I never questioned if it was real. Of course it was real. The Runestone. The origin? Oh, I don’t know. Vikings? Maybe. Probably. That’s not what was real for me. The Runestone was real because it was the landmark, not for the birthplace of America, but for the neighborhood of Victoria Heights. That’s where my best friend, Barbie Duray lived. In 5th and 6th grade, that was my world. It marked the beginning of me. My becoming. And I believed in it all. I believed in friendship and love and family and fun and belonging and life. How could anything be more real than that.
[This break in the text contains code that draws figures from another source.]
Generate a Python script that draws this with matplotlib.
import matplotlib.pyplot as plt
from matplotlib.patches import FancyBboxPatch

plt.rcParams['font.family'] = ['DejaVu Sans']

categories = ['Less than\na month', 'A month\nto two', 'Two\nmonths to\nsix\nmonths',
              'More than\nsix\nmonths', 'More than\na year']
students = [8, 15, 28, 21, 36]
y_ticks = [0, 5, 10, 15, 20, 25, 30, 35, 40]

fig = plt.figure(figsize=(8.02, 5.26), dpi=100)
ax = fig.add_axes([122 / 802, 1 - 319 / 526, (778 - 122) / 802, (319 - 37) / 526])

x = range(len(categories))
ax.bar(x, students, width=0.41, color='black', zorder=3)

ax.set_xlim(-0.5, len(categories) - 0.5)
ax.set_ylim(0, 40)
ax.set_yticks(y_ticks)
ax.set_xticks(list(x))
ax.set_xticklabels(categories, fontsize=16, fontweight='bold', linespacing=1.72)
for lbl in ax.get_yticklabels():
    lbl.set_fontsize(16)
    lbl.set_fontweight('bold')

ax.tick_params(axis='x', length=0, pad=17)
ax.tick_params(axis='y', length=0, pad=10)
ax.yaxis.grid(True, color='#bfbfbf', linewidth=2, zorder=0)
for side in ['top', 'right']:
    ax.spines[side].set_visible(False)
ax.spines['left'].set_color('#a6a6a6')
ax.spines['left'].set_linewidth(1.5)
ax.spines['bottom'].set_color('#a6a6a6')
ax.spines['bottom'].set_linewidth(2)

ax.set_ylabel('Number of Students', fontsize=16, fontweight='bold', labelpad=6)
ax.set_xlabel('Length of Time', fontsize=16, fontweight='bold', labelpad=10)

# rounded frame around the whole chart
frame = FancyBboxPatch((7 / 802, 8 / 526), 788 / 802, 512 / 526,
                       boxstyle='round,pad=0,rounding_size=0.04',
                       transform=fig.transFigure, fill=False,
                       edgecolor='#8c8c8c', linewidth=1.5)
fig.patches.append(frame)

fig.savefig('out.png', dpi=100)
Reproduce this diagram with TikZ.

They have done tests and studies. People continue to research. Is it real? The Runestone? They could have just asked us — the group of 5th graders that gathered together in Victoria Heights. The group of 5th graders that piled into one parent’s station wagon and stuck together with sweaty summer legs on the way to Lake Le Homme Dieu. The group of 5th graders that believed their summer would never end.
You could have just asked us. It was more that real. It still is.
I haven’t seen Barbie (probably “Barb” at this point) in years. I haven’t driven by the Runestone. I don’t live in this city, or even this country, but it is as real and as vivid as the day my mom drove me past this solid rock for the first time.
For it was solid. Still is. No one can take that away — what you believe in. And I do believe in it all. No years or distance can take that away. Friendship. Love. Family. Fun. Belonging. Life. Forever stuck to my youthful legs — my youthful heart. Solid.